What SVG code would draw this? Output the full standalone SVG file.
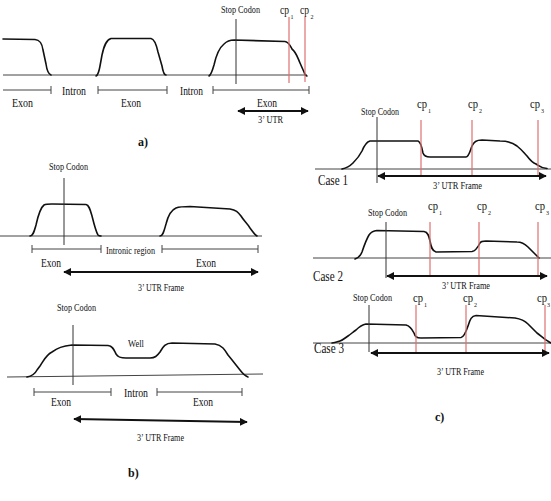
==
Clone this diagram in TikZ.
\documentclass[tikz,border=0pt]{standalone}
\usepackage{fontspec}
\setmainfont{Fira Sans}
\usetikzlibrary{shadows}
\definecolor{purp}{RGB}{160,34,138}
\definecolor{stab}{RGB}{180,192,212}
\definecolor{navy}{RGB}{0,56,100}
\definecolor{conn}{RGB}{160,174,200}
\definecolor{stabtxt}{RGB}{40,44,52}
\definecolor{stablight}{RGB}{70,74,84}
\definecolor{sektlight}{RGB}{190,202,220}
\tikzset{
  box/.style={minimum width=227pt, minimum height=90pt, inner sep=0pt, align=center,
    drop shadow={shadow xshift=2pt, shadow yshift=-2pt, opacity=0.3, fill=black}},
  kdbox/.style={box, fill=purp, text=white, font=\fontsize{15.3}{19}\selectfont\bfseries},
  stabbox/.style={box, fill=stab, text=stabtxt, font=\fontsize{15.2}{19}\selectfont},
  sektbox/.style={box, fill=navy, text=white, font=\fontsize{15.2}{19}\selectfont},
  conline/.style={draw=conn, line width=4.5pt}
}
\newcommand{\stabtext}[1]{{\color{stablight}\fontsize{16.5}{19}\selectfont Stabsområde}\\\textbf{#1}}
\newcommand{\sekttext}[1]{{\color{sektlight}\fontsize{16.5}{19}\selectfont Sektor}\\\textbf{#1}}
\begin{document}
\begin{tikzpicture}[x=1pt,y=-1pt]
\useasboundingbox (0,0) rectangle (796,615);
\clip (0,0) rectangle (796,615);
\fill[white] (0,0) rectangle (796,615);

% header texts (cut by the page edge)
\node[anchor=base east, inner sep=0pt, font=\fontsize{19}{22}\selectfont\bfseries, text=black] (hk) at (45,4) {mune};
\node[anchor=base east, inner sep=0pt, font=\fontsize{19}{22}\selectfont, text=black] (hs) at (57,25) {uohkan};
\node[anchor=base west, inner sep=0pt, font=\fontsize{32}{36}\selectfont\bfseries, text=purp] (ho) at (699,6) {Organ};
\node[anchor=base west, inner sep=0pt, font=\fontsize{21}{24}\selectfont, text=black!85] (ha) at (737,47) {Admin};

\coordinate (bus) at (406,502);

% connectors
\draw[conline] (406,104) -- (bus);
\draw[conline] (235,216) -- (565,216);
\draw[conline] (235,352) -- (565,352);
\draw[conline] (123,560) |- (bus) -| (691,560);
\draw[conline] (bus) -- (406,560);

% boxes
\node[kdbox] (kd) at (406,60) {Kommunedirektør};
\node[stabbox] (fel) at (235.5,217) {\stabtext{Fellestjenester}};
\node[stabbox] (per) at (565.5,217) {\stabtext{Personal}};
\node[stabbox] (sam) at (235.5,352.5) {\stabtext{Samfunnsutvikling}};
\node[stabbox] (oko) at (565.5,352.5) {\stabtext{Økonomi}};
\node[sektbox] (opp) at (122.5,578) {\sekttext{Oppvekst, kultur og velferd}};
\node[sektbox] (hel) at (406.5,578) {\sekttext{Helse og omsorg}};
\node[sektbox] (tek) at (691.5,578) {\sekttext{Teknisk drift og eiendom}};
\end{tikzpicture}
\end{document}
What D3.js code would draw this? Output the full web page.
--
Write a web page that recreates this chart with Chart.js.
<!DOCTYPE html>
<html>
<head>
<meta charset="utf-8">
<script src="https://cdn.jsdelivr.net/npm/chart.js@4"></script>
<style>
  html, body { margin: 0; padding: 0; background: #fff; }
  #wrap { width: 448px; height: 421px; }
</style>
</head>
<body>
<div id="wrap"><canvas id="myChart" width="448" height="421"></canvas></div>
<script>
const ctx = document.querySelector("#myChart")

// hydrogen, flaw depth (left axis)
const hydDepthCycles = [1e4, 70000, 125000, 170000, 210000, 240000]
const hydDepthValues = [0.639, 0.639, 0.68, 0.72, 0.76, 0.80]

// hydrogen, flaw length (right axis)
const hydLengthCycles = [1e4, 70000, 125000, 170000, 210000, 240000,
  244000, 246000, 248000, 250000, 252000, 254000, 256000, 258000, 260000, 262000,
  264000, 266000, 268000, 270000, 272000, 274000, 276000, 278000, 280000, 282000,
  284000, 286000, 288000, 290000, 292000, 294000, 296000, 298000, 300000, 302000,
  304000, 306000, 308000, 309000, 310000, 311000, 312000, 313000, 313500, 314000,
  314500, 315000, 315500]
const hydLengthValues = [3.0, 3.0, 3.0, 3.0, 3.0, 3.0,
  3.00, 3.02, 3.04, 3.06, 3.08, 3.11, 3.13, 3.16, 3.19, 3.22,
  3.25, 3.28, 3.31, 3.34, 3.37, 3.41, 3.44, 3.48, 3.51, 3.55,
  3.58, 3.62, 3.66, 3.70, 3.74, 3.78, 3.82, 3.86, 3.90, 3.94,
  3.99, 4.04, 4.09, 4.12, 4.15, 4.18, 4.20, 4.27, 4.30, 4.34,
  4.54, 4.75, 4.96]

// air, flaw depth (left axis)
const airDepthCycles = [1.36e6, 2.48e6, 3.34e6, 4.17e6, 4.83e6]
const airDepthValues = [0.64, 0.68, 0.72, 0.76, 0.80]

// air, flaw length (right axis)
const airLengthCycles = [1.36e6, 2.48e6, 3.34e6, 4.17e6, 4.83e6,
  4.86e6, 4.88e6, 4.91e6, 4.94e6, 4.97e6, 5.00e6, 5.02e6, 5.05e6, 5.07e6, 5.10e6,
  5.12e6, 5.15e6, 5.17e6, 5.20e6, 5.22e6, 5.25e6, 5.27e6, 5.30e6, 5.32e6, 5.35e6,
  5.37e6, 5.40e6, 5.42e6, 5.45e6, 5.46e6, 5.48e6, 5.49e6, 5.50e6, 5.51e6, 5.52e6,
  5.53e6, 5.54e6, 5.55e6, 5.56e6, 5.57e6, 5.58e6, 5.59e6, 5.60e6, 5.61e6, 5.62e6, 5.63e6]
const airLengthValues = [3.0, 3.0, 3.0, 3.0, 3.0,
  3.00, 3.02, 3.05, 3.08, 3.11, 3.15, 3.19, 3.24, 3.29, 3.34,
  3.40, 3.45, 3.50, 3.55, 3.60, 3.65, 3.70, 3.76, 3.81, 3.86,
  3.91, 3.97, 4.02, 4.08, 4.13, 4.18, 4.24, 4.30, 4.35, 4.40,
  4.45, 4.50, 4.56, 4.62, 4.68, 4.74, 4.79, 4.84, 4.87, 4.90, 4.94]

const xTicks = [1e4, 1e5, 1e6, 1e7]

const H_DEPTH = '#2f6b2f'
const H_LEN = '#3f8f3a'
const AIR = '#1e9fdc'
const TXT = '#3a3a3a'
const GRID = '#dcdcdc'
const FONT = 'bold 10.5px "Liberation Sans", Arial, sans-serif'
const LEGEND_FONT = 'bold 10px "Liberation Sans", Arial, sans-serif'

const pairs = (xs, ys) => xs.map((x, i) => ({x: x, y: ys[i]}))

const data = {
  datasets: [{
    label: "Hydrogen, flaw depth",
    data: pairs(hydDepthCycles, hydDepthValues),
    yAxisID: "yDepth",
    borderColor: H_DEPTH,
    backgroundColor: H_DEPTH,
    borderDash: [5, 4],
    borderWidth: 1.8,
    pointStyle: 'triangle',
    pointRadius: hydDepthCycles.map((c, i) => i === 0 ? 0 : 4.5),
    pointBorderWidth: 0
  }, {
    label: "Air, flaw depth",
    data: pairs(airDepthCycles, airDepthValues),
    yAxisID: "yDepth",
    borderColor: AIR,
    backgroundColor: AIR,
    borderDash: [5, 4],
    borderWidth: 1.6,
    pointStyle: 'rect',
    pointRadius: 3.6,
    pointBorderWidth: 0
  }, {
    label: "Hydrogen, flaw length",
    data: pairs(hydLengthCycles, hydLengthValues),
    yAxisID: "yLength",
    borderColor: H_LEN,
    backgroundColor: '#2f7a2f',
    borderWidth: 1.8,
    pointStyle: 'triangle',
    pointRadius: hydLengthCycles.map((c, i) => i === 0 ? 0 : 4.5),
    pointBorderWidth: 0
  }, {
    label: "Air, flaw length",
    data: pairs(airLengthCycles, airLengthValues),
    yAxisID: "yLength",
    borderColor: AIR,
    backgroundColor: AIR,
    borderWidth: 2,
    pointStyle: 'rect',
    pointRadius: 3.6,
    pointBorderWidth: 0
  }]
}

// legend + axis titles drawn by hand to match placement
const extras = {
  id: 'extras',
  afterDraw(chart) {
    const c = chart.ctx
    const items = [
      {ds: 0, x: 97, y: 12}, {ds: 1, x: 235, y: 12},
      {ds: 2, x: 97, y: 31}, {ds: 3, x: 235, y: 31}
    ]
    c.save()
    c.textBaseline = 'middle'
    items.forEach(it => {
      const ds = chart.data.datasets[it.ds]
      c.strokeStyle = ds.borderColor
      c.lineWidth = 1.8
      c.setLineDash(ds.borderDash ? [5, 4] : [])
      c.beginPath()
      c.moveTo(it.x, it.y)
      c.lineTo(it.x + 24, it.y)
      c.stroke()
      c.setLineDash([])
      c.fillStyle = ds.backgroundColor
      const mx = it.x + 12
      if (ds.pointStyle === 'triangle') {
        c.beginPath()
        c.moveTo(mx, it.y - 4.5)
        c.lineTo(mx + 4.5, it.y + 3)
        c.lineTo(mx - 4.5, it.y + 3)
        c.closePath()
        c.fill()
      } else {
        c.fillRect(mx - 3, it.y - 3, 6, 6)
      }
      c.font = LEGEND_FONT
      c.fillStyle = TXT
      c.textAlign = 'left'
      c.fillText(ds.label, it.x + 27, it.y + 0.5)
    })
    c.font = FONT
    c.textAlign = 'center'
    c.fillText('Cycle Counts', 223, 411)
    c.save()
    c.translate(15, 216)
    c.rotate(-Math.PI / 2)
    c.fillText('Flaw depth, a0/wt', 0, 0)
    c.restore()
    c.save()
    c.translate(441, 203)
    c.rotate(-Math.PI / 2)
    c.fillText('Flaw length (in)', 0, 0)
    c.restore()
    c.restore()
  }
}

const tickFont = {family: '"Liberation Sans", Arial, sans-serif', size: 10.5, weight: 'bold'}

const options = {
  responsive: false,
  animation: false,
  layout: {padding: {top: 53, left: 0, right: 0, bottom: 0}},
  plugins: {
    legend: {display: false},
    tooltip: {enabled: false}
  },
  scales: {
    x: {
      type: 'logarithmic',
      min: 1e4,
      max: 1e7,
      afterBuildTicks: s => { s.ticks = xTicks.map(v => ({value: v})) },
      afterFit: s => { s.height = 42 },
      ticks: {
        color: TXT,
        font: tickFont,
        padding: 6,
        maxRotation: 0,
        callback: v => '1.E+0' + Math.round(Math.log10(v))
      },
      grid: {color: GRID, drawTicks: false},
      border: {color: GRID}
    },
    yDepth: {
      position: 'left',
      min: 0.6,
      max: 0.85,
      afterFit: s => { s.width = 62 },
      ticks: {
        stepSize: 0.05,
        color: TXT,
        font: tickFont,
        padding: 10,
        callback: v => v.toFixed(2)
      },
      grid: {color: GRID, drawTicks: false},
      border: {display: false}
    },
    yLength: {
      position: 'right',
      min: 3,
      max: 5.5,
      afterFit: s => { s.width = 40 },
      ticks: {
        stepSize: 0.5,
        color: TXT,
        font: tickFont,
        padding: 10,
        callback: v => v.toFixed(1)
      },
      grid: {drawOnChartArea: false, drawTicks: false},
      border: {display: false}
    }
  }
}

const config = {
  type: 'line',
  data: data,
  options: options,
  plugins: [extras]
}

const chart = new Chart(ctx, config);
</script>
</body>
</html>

#### [The exercise]
Whenever "this" turns up in a line, pick that line out.

#### [The output]
What SVG code would draw this? Output the full standalone SVG file.
Clone this diagram in TikZ.
What D3.js code would draw this? Output the full web page.
Write a web page that recreates this chart with Chart.js.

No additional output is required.